David Ricardo (1772-1823) was born in London. By the age of 26, he had become a wealthy stock market trader and bought himself a constituency seat in Ireland to gain a platform in the British parliament's House of Commons.[38] Ricardo's best known work is his Principles of Political Economy and Taxation, which contains his critique of barriers to international trade and a description of the manner the income is distributed in the population. Ricardo made a distinction between the workers, who received a wage fixed to a level at which they can survive, the landowners, who earn a rent, and capitalists, who own capital and receive a profit, a residual part of the income.[39] If population grows, it becomes necessary to cultivate additional land, whose fertility is lower than that of already cultivated fields, because of the law of decreasing productivity. Therefore, the cost of the production of the wheat increases, as well as the price of the wheat: The rents increase also, the wages, indexed to inflation (because they must allow workers to survive) too. Profits decrease, until the capitalists can no longer invest. The economy, Ricardo concluded, is bound to tend towards a steady state.

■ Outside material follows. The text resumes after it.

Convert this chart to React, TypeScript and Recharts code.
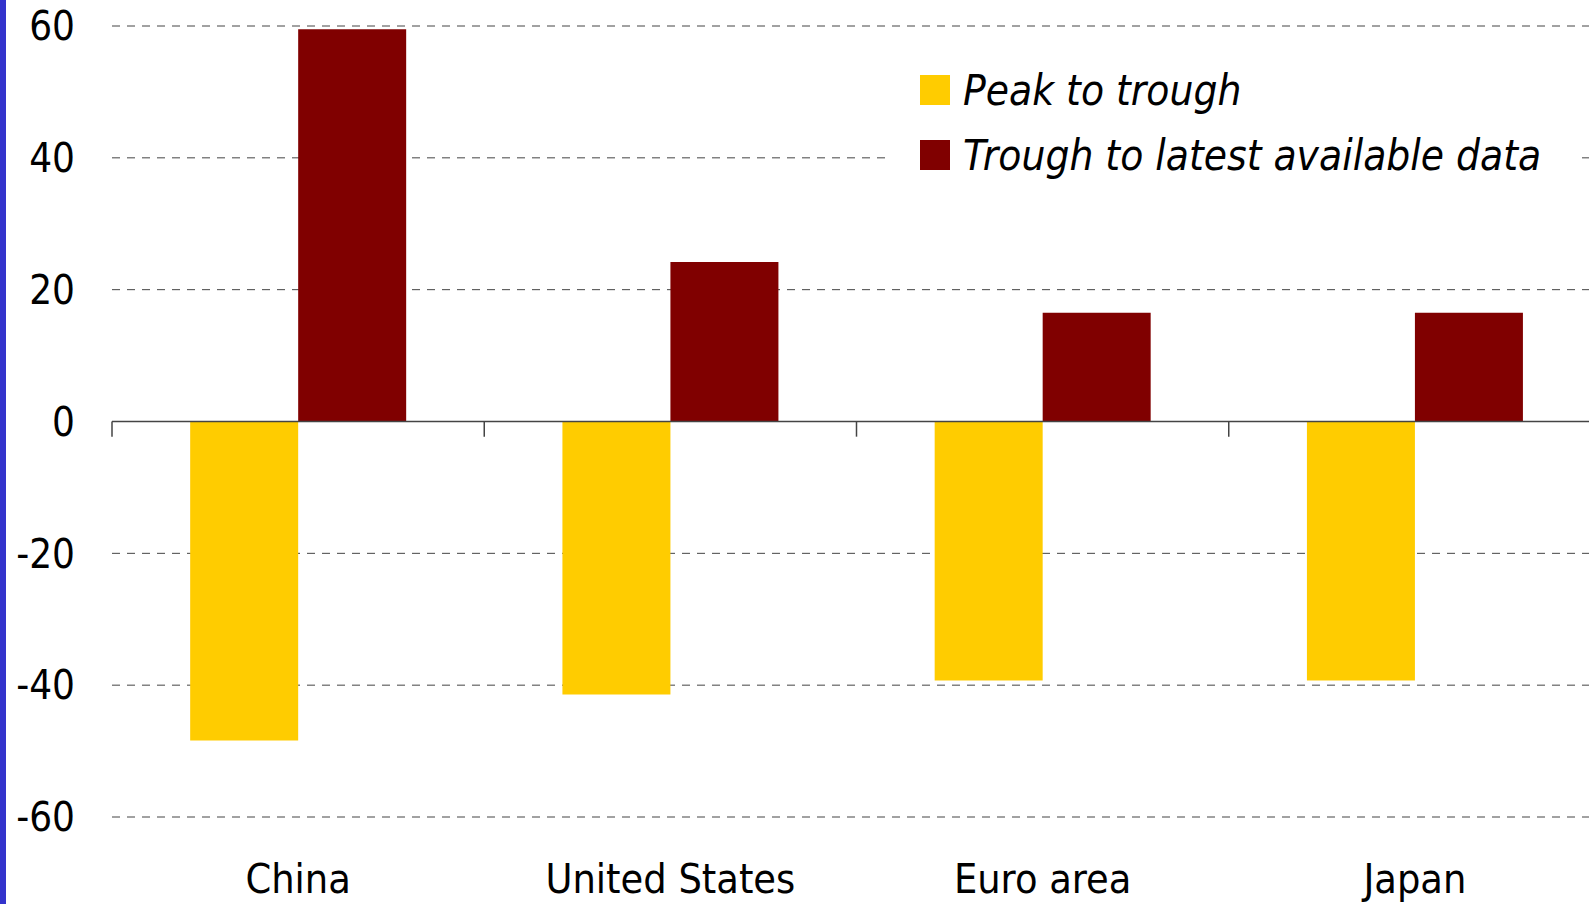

To postpone the steady state, Ricardo advocates to promote international trade to import wheat at a low price to fight landowners. The Corn Laws of the UK had been passed in 1815, setting a fluctuating system of tariffs to stabilise the price of wheat in the domestic market. Ricardo argued that raising tariffs, despite being intended to benefit the incomes of farmers, would merely produce a rise in the prices of rents that went into the pockets of landowners.[40] Furthermore, extra labour would be employed leading to an increase in the cost of wages across the board, and therefore reducing exports and profits coming from overseas business. Economics for Ricardo was all about the relationship between the three "factors of production": land, labour and capital. Ricardo demonstrated mathematically that the gains from trade could outweigh the perceived advantages of protectionist policy. The idea of comparative advantage suggests that even if one country is inferior at producing all of its goods than another, it may still benefit from opening its borders since the inflow of goods produced more cheaply than at home, produces a gain for domestic consumers.[41] According then to Ricardo, this concept would lead to a shift in prices, so that eventually England would be producing goods in which its comparative advantages were the highest.

John Stuart Mill

John Stuart Mill (1806-1873) was the dominant figure of political economic thought of his time, as well as being a Member of Parliament for the seat of Westminster, and a leading political philosopher. Mill was a child prodigy, reading Ancient Greek from the age of 3, and being vigorously schooled by his father James Mill.[42] Jeremy Bentham was a close mentor and family friend, and Mill was heavily influenced by David Ricardo. Mill's textbook, first published in 1848 and titled Principles of Political Economy was essentially a summary of the economic wisdom of the mid nineteenth century.[43] It was used as the standard texts by most universities well into the beginning of the twentieth century. On the question of economic growth Mill tried to find a middle ground between Adam Smith's view of ever expanding opportunities for trade and technological innovation and Thomas Malthus' view of the inherent limits of population. In his fourth book Mill set out a number of possible future outcomes, rather than predicting one in particular. The first followed the Malthusian line that population grew quicker than supplies, leading to falling wages and rising profits.[44] The second, per Smith, said if capital accumulated faster than population grew then real wages would rise. Third, echoing David Ricardo, should capital accumulate and population increase at the same rate, yet technology stay stable, there would be no change in real wages because supply and demand for labour would be the same. However growing populations would require more land use, increasing food production costs and therefore decreasing profits. The fourth alternative was that technology advanced faster than population and capital stock increased.[45] The result would be a prospering economy. Mill felt the third scenario most likely, and he assumed technology advanced would have to end at some point.[46] But on the prospect of continuing economic growth, Mill was more ambivalent.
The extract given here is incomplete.